--- Stated problem ---
Pick out each line of the records in which the word "this" appears.

--- Provided records ---
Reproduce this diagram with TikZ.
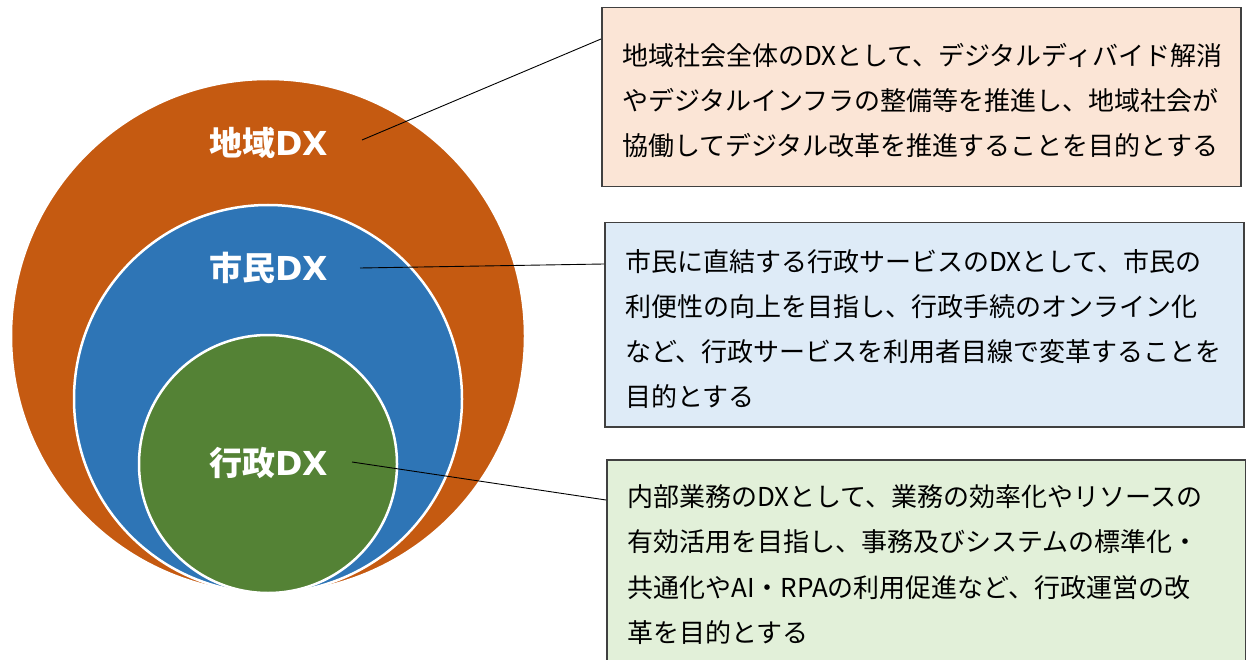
\documentclass[tikz,border=0pt]{standalone}
\usepackage{fontspec}
\newfontfamily\jp{Noto Sans CJK JP}
\newfontfamily\lat{DejaVu Sans}
\definecolor{cOrange}{HTML}{C55A11}
\definecolor{cBlue}{HTML}{2E75B6}
\definecolor{cGreen}{HTML}{548235}
\definecolor{fOrange}{HTML}{FBE5D6}
\definecolor{fBlue}{HTML}{DEEBF7}
\definecolor{fGreen}{HTML}{E2F0D9}
\definecolor{bord}{HTML}{404040}
\newcommand{\dxword}{{\lat\bfseries DX}}
\tikzset{
  ring/.style={circle, draw=white, line width=2.5pt, inner sep=0pt},
  dxlabel/.style={text=white, font={\jp\bfseries\fontsize{33pt}{36pt}\selectfont}, inner sep=0pt},
  descbox/.style={rectangle, draw=bord, line width=1.5pt, anchor=north west, inner sep=0pt, minimum width=639pt},
  desctext/.style={anchor=west, align=left, inner sep=0pt, font={\jp\fontsize{26pt}{45.3pt}\selectfont}},
  leader/.style={draw=black, line width=0.9pt}
}
\begin{document}
\begin{tikzpicture}[x=1pt,y=-1pt]
\useasboundingbox (0,0) rectangle (1246,660);
% circles
\node[ring, fill=cOrange, minimum size=514pt] (c1) at (268,336) {};
\node[ring, fill=cBlue, minimum size=388pt] (c2) at (268,399) {};
\node[ring, fill=cGreen, minimum size=258pt] (c3) at (268,464) {};
% labels
\node[dxlabel] (l1) at (269,143) {地域\dxword};
\node[dxlabel] (l2) at (269,268) {市民\dxword};
\node[dxlabel] (l3) at (269,463) {行政\dxword};
% boxes
\node[descbox, fill=fOrange, minimum height=179pt] (b1) at (601,7) {};
\node[descbox, fill=fBlue, minimum height=204pt] (b2) at (604,222) {};
\node[descbox, fill=fGreen, minimum height=230pt] (b3) at (606,459) {};
% texts
\node[desctext] (t1) at (622,100.5) {地域社会全体のDXとして、デジタルディバイド解消\\やデジタルインフラの整備等を推進し、地域社会が\\協働してデジタル改革を推進することを目的とする};
\node[desctext] (t2) at (625,329) {市民に直結する行政サービスのDXとして、市民の\\利便性の向上を目指し、行政手続のオンライン化\\など、行政サービスを利用者目線で変革することを\\目的とする};
\node[desctext] (t3) at (627,564.5) {内部業務のDXとして、業務の効率化やリソースの\\有効活用を目指し、事務及びシステムの標準化・\\共通化やAI・RPAの利用促進など、行政運営の改\\革を目的とする};
% leaders
\coordinate (s1) at (362,140);
\coordinate (s2) at (360,268);
\coordinate (s3) at (352,462);
\draw[leader] (s1) -- ([yshift=-32pt]b1.north west);
\draw[leader] (s2) -- ([yshift=-42pt]b2.north west);
\draw[leader] (s3) -- ([yshift=-41pt]b3.north west);
\end{tikzpicture}
\end{document}
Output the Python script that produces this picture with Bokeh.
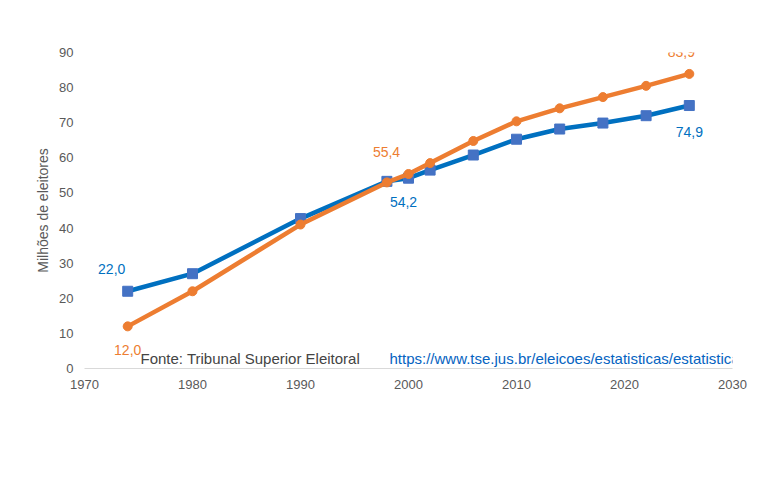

--- Output below ---
Reproduce this diagram with TikZ.
Output the Python script that produces this picture with Bokeh.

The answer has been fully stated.